** Data listing **
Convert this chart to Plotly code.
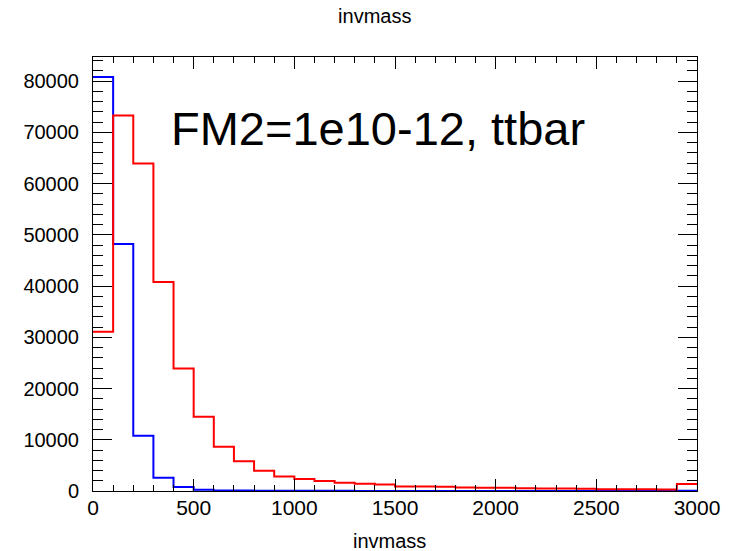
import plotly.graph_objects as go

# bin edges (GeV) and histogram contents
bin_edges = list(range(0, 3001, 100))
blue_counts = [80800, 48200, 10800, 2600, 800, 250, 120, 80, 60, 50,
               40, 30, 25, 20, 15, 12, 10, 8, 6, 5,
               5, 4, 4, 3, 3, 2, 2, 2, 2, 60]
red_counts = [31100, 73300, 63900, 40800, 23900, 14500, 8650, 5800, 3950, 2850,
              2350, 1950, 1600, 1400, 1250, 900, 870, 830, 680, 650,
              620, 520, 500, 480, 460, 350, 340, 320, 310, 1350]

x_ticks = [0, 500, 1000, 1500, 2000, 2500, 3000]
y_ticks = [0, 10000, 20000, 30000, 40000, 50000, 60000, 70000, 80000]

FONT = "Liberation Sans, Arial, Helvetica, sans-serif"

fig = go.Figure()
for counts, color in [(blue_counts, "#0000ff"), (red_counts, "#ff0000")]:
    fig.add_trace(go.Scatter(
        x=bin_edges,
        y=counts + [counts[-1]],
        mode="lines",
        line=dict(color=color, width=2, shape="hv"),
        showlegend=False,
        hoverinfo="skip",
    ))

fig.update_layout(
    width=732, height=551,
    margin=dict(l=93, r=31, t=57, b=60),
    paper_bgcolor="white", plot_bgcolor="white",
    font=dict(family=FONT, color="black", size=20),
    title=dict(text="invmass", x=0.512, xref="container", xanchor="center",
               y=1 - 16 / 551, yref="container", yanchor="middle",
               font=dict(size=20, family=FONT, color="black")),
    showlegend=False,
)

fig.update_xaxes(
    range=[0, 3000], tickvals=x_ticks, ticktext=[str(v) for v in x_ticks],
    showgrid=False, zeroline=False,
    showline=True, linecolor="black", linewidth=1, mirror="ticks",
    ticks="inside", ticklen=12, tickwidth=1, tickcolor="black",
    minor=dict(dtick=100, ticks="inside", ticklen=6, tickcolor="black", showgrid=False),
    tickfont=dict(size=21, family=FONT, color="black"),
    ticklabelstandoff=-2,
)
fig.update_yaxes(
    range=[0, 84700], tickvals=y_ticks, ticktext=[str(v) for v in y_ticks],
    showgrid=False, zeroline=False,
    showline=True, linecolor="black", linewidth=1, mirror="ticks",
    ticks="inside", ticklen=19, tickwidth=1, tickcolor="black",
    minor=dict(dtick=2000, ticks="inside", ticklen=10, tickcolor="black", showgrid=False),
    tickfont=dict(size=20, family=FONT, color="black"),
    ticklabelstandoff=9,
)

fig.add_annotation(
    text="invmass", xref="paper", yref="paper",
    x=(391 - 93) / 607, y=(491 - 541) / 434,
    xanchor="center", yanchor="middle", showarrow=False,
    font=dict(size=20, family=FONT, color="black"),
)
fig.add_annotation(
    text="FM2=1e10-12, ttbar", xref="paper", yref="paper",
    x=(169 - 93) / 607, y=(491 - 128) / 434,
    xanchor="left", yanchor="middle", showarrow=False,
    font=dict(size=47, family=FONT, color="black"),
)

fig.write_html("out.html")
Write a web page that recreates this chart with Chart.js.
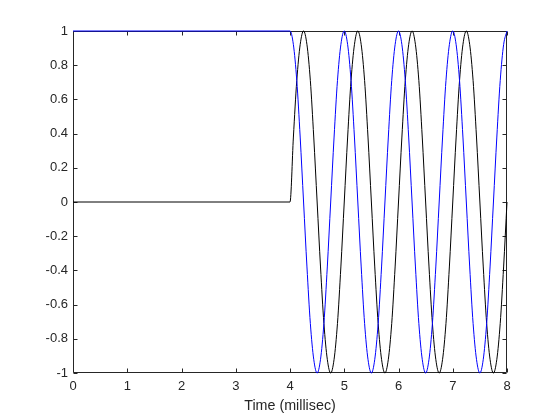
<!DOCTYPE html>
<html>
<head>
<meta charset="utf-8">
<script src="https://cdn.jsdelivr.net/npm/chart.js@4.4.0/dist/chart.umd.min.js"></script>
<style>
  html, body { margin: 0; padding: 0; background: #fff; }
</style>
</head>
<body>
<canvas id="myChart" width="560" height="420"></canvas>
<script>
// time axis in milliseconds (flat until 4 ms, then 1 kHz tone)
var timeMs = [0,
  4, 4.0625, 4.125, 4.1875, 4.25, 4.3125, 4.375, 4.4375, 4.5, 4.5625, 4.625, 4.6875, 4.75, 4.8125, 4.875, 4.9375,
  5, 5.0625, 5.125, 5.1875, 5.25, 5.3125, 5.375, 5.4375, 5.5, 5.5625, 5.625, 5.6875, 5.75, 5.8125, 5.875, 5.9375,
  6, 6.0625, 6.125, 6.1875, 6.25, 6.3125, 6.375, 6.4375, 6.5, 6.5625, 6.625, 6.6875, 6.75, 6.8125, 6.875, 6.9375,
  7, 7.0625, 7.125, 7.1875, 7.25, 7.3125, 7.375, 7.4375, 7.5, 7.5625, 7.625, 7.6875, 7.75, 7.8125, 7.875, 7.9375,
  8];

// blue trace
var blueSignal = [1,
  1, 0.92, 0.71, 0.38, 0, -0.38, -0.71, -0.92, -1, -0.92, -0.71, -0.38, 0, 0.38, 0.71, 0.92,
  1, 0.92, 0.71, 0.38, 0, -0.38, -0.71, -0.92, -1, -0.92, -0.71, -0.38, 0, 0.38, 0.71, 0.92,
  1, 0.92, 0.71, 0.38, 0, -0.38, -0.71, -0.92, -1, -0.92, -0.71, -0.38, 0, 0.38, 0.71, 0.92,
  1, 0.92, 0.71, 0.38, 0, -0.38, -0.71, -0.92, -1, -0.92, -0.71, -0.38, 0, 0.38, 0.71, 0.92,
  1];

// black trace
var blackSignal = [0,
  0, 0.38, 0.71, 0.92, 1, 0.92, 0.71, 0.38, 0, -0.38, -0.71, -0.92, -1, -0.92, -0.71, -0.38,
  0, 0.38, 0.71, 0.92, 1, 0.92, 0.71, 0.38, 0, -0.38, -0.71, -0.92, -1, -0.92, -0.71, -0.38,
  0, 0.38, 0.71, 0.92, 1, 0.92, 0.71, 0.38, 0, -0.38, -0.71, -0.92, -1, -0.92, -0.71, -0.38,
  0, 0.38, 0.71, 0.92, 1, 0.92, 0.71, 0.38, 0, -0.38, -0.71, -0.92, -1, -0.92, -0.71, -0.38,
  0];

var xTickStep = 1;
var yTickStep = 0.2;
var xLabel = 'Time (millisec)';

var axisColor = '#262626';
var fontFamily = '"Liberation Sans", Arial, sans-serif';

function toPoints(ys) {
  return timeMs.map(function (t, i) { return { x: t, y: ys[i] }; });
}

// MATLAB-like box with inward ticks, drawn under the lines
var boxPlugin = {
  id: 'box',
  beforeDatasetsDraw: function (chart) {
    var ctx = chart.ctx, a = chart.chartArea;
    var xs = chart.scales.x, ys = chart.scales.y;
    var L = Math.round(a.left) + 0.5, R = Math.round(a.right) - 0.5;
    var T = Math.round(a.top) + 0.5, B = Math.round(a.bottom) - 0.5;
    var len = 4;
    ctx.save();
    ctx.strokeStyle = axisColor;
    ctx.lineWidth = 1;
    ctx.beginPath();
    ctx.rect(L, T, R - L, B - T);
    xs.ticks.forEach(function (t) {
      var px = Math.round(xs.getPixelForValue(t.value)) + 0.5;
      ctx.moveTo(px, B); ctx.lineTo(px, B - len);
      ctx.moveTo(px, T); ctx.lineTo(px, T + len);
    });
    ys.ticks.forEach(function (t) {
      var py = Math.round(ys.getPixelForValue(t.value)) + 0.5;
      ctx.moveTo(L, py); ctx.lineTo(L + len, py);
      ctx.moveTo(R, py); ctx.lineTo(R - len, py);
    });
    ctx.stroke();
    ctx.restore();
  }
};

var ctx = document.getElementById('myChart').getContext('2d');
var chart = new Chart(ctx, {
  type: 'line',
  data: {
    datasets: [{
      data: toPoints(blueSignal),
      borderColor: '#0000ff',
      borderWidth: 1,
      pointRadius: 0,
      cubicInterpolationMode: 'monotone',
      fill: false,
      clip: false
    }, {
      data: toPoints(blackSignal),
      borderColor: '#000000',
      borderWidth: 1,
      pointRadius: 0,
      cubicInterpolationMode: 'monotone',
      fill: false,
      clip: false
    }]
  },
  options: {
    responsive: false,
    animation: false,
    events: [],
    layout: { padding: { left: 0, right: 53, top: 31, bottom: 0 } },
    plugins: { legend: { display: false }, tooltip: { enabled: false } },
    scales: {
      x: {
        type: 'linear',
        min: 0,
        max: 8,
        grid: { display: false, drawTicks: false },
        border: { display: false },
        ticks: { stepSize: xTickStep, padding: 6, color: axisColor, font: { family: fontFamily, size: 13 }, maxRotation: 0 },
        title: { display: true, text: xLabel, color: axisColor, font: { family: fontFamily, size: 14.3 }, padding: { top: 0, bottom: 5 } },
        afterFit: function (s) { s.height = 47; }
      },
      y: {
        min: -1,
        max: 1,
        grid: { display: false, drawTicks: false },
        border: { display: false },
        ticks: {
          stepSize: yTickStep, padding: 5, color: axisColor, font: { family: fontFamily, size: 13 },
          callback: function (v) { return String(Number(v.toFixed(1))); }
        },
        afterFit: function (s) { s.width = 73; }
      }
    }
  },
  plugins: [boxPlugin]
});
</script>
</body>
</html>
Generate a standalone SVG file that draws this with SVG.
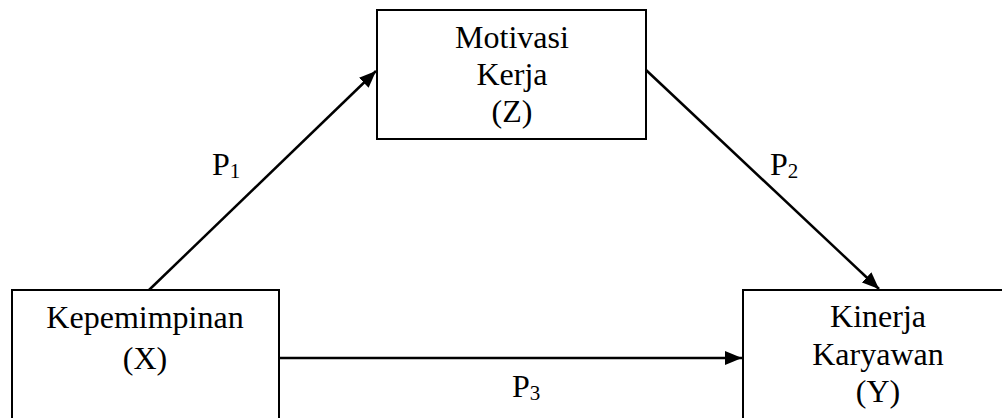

** What you need to do **
Would you reproduce the lines above, from the very first through the line containing "import plotly.graph_objects as go", exactly and without the pictures?

** Result **
Convert this chart to Plotly code.
import plotly.graph_objects as go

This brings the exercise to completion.